§ **CHALLENGE**
Drop the pictures, then extract the listing word for word.

§ **STORED DATA**
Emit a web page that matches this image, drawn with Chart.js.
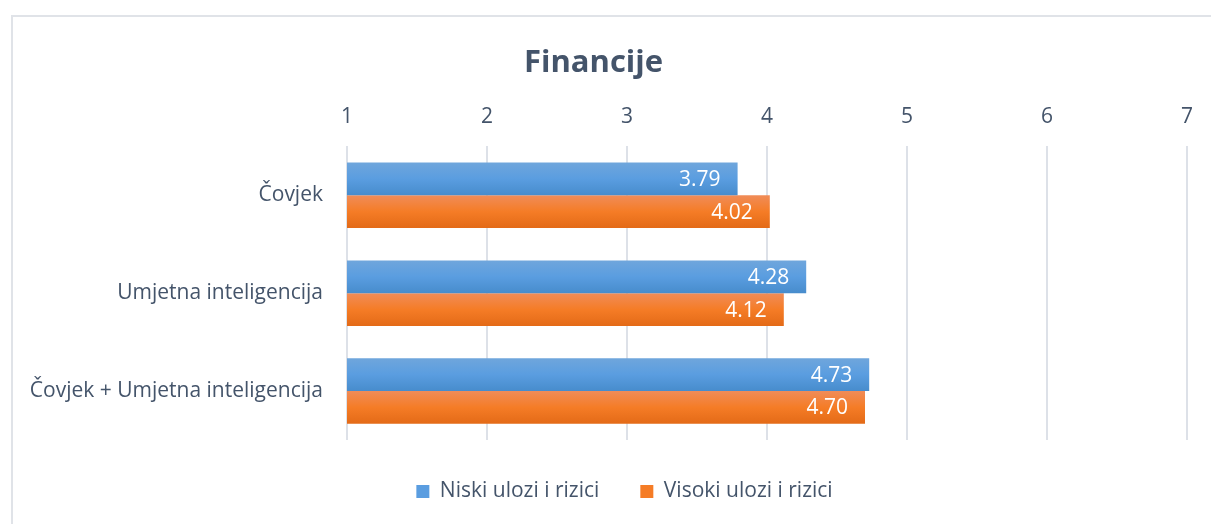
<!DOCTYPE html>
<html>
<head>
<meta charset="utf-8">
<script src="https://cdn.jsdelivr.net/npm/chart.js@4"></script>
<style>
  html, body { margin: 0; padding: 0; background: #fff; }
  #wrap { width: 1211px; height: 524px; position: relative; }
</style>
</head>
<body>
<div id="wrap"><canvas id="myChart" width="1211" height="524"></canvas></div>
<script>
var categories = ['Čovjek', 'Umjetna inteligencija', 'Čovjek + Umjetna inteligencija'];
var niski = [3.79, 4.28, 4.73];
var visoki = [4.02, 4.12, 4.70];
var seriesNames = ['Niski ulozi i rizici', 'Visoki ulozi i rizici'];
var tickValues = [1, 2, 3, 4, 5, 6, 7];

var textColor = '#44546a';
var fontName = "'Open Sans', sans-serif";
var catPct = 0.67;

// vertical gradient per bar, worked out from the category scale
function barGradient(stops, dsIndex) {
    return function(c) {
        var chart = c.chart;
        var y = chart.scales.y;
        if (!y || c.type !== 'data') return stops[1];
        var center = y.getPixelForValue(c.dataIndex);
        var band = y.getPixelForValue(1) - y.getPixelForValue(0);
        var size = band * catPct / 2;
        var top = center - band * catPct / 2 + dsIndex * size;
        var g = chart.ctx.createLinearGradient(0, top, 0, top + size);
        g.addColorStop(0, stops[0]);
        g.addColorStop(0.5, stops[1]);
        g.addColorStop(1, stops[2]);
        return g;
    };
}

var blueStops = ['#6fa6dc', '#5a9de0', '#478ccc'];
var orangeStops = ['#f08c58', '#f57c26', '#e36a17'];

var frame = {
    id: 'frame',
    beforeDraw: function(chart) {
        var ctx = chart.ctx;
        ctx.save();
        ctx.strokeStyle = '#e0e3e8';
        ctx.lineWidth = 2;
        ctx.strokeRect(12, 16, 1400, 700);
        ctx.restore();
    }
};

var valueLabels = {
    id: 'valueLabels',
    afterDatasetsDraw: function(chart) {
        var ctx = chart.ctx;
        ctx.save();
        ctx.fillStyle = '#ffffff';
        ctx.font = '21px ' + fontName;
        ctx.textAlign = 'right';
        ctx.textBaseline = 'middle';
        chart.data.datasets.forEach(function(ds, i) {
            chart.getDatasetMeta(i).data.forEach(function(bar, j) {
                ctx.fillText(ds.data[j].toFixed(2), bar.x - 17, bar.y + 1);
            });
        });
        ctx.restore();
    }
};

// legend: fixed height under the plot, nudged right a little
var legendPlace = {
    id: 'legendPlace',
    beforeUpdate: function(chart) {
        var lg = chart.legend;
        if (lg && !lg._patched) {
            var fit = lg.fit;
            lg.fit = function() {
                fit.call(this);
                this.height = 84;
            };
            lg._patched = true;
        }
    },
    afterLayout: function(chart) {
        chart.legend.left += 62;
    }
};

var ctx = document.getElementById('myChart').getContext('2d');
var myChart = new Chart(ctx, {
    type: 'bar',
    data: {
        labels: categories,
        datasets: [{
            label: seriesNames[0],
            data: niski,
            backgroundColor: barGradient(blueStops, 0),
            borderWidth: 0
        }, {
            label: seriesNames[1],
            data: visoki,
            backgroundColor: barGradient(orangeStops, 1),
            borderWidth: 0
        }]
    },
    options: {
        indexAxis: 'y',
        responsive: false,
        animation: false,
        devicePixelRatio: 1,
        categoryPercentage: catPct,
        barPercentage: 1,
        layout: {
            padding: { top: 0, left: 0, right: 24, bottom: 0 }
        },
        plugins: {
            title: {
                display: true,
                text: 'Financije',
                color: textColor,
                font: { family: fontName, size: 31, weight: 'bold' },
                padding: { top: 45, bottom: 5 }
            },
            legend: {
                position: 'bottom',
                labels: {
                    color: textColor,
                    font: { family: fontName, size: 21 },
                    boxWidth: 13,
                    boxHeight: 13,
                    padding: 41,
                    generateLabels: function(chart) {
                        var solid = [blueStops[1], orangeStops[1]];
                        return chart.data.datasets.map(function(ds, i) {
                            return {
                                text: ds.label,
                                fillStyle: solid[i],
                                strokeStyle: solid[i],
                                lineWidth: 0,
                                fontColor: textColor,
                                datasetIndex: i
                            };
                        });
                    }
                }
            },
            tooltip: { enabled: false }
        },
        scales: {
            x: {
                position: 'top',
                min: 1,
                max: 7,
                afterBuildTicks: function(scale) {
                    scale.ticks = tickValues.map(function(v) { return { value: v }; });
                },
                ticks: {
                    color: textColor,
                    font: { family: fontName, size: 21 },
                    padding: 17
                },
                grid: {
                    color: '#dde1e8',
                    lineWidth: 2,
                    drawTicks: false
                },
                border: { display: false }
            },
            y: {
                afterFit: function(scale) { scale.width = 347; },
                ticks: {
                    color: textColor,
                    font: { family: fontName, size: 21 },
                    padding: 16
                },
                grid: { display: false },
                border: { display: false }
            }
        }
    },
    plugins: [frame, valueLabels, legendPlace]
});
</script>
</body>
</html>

§ **REPLY**
Emit a web page that matches this image, drawn with Chart.js.
<!DOCTYPE html>
<html>
<head>
<meta charset="utf-8">
<script src="https://cdn.jsdelivr.net/npm/chart.js@4"></script>
<style>
  html, body { margin: 0; padding: 0; background: #fff; }
  #wrap { width: 1211px; height: 524px; position: relative; }
</style>
</head>
<body>
<div id="wrap"><canvas id="myChart" width="1211" height="524"></canvas></div>
<script>
var categories = ['Čovjek', 'Umjetna inteligencija', 'Čovjek + Umjetna inteligencija'];
var niski = [3.79, 4.28, 4.73];
var visoki = [4.02, 4.12, 4.70];
var seriesNames = ['Niski ulozi i rizici', 'Visoki ulozi i rizici'];
var tickValues = [1, 2, 3, 4, 5, 6, 7];

var textColor = '#44546a';
var fontName = "'Open Sans', sans-serif";
var catPct = 0.67;

// vertical gradient per bar, worked out from the category scale
function barGradient(stops, dsIndex) {
    return function(c) {
        var chart = c.chart;
        var y = chart.scales.y;
        if (!y || c.type !== 'data') return stops[1];
        var center = y.getPixelForValue(c.dataIndex);
        var band = y.getPixelForValue(1) - y.getPixelForValue(0);
        var size = band * catPct / 2;
        var top = center - band * catPct / 2 + dsIndex * size;
        var g = chart.ctx.createLinearGradient(0, top, 0, top + size);
        g.addColorStop(0, stops[0]);
        g.addColorStop(0.5, stops[1]);
        g.addColorStop(1, stops[2]);
        return g;
    };
}

var blueStops = ['#6fa6dc', '#5a9de0', '#478ccc'];
var orangeStops = ['#f08c58', '#f57c26', '#e36a17'];

var frame = {
    id: 'frame',
    beforeDraw: function(chart) {
        var ctx = chart.ctx;
        ctx.save();
        ctx.strokeStyle = '#e0e3e8';
        ctx.lineWidth = 2;
        ctx.strokeRect(12, 16, 1400, 700);
        ctx.restore();
    }
};

var valueLabels = {
    id: 'valueLabels',
    afterDatasetsDraw: function(chart) {
        var ctx = chart.ctx;
        ctx.save();
        ctx.fillStyle = '#ffffff';
        ctx.font = '21px ' + fontName;
        ctx.textAlign = 'right';
        ctx.textBaseline = 'middle';
        chart.data.datasets.forEach(function(ds, i) {
            chart.getDatasetMeta(i).data.forEach(function(bar, j) {
                ctx.fillText(ds.data[j].toFixed(2), bar.x - 17, bar.y + 1);
            });
        });
        ctx.restore();
    }
};

// legend: fixed height under the plot, nudged right a little
var legendPlace = {
    id: 'legendPlace',
    beforeUpdate: function(chart) {
        var lg = chart.legend;
        if (lg && !lg._patched) {
            var fit = lg.fit;
            lg.fit = function() {
                fit.call(this);
                this.height = 84;
            };
            lg._patched = true;
        }
    },
    afterLayout: function(chart) {
        chart.legend.left += 62;
    }
};

var ctx = document.getElementById('myChart').getContext('2d');
var myChart = new Chart(ctx, {
    type: 'bar',
    data: {
        labels: categories,
        datasets: [{
            label: seriesNames[0],
            data: niski,
            backgroundColor: barGradient(blueStops, 0),
            borderWidth: 0
        }, {
            label: seriesNames[1],
            data: visoki,
            backgroundColor: barGradient(orangeStops, 1),
            borderWidth: 0
        }]
    },
    options: {
        indexAxis: 'y',
        responsive: false,
        animation: false,
        devicePixelRatio: 1,
        categoryPercentage: catPct,
        barPercentage: 1,
        layout: {
            padding: { top: 0, left: 0, right: 24, bottom: 0 }
        },
        plugins: {
            title: {
                display: true,
                text: 'Financije',
                color: textColor,
                font: { family: fontName, size: 31, weight: 'bold' },
                padding: { top: 45, bottom: 5 }
            },
            legend: {
                position: 'bottom',
                labels: {
                    color: textColor,
                    font: { family: fontName, size: 21 },
                    boxWidth: 13,
                    boxHeight: 13,
                    padding: 41,
                    generateLabels: function(chart) {
                        var solid = [blueStops[1], orangeStops[1]];
                        return chart.data.datasets.map(function(ds, i) {
                            return {
                                text: ds.label,
                                fillStyle: solid[i],
                                strokeStyle: solid[i],
                                lineWidth: 0,
                                fontColor: textColor,
                                datasetIndex: i
                            };
                        });
                    }
                }
            },
            tooltip: { enabled: false }
        },
        scales: {
            x: {
                position: 'top',
                min: 1,
                max: 7,
                afterBuildTicks: function(scale) {
                    scale.ticks = tickValues.map(function(v) { return { value: v }; });
                },
                ticks: {
                    color: textColor,
                    font: { family: fontName, size: 21 },
                    padding: 17
                },
                grid: {
                    color: '#dde1e8',
                    lineWidth: 2,
                    drawTicks: false
                },
                border: { display: false }
            },
            y: {
                afterFit: function(scale) { scale.width = 347; },
                ticks: {
                    color: textColor,
                    font: { family: fontName, size: 21 },
                    padding: 16
                },
                grid: { display: false },
                border: { display: false }
            }
        }
    },
    plugins: [frame, valueLabels, legendPlace]
});
</script>
</body>
</html>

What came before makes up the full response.